▶ [Do this]
Seek out every line containing the word "chart", and copy each.

▶ [Rows]
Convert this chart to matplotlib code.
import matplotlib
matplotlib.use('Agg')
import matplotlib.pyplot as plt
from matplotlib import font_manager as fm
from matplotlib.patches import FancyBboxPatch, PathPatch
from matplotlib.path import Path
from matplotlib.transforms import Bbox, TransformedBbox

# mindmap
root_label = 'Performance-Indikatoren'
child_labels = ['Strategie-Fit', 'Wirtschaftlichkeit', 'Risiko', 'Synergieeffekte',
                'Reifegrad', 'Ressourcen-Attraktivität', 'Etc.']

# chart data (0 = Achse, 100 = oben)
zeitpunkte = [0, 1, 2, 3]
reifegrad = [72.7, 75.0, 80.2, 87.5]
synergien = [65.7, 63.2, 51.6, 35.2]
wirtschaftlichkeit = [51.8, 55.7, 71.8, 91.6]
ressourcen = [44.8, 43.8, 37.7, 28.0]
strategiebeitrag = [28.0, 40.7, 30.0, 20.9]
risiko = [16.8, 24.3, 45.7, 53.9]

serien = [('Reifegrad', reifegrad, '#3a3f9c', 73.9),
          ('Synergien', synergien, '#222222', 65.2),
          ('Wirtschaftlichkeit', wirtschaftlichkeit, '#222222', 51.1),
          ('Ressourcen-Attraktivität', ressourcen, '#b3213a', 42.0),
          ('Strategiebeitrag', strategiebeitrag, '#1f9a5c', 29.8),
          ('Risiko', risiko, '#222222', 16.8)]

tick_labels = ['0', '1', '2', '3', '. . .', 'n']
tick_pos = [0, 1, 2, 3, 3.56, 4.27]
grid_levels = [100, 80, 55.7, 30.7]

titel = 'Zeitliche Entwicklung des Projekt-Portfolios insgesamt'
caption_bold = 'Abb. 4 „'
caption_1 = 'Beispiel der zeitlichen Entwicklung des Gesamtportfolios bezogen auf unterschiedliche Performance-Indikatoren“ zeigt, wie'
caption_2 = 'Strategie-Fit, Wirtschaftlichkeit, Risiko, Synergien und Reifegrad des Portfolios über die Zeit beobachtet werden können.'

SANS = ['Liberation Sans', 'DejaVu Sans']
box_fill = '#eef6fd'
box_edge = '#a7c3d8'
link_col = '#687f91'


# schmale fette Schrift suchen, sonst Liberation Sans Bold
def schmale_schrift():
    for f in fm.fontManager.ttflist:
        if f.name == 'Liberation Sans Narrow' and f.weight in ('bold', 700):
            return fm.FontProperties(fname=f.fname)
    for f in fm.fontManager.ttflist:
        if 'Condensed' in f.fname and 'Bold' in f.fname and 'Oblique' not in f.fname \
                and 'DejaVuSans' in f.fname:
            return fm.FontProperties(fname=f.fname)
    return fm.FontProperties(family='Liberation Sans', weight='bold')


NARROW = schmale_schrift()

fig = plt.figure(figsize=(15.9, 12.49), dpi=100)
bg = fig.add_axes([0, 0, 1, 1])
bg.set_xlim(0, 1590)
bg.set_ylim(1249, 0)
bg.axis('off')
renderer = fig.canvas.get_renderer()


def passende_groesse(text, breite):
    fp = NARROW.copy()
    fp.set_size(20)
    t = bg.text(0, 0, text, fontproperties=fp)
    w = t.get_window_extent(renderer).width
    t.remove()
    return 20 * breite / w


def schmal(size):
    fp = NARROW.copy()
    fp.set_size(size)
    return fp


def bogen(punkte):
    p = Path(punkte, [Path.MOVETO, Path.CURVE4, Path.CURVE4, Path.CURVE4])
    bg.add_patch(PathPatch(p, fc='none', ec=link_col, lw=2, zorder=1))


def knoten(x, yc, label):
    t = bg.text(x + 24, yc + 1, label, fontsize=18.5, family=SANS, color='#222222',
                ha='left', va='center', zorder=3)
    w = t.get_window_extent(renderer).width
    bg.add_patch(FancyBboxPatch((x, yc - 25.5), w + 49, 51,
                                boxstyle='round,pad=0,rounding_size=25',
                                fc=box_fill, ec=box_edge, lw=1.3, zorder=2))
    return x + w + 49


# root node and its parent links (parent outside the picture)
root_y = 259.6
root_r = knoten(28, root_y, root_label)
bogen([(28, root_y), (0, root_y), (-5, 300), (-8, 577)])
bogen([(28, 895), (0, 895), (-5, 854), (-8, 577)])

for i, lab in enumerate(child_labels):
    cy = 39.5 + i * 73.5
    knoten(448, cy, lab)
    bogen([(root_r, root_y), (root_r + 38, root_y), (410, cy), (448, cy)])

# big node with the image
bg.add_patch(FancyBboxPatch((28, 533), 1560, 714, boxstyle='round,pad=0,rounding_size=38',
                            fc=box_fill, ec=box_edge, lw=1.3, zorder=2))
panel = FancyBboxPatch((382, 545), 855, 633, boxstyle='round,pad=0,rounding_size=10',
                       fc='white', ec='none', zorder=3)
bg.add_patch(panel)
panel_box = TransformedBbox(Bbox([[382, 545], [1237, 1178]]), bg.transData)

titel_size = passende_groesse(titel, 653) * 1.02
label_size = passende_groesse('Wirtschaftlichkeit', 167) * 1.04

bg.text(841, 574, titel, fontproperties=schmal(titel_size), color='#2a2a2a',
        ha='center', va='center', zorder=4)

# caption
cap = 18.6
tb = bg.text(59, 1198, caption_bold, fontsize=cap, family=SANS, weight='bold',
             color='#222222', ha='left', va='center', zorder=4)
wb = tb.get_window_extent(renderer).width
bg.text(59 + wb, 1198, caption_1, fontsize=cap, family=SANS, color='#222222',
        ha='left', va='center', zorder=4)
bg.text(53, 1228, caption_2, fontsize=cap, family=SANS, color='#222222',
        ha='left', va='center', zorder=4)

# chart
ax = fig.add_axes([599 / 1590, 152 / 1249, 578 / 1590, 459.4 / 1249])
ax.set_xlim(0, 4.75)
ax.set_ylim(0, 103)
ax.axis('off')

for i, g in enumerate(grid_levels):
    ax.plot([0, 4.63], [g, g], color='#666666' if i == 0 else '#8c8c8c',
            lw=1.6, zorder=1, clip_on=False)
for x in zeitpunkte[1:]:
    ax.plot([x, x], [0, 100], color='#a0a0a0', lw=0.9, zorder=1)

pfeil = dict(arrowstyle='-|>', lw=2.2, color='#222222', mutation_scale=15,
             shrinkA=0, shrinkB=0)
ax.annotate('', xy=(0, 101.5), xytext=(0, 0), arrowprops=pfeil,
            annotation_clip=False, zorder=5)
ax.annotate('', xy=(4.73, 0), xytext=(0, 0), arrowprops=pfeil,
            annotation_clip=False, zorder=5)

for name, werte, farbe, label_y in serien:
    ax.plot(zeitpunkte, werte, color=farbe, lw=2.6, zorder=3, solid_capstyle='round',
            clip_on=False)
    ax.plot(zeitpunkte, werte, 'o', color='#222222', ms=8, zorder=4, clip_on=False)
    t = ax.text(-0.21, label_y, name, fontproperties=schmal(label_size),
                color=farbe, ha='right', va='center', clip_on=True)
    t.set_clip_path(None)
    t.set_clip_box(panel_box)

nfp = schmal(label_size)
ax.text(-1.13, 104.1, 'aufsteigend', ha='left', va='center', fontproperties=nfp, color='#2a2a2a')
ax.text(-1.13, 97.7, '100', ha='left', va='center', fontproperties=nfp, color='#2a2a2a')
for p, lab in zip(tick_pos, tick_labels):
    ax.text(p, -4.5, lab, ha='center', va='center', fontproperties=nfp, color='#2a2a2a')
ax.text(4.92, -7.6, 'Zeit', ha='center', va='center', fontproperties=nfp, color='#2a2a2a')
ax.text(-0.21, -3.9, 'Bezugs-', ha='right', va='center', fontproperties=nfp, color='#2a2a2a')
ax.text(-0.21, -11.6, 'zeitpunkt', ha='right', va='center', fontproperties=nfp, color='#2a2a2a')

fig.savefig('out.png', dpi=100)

--

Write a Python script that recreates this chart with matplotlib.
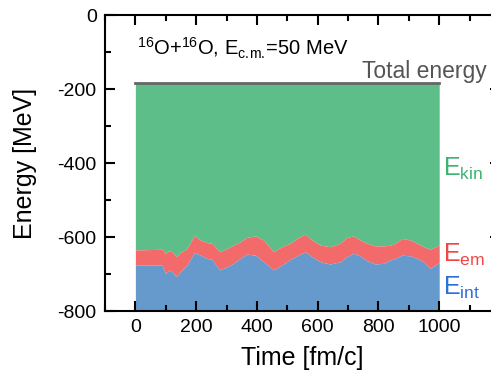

▶ [Solution below]
Convert this chart to matplotlib code.
# chart data (0 = Achse, 100 = oben)
# chart
Write a Python script that recreates this chart with matplotlib.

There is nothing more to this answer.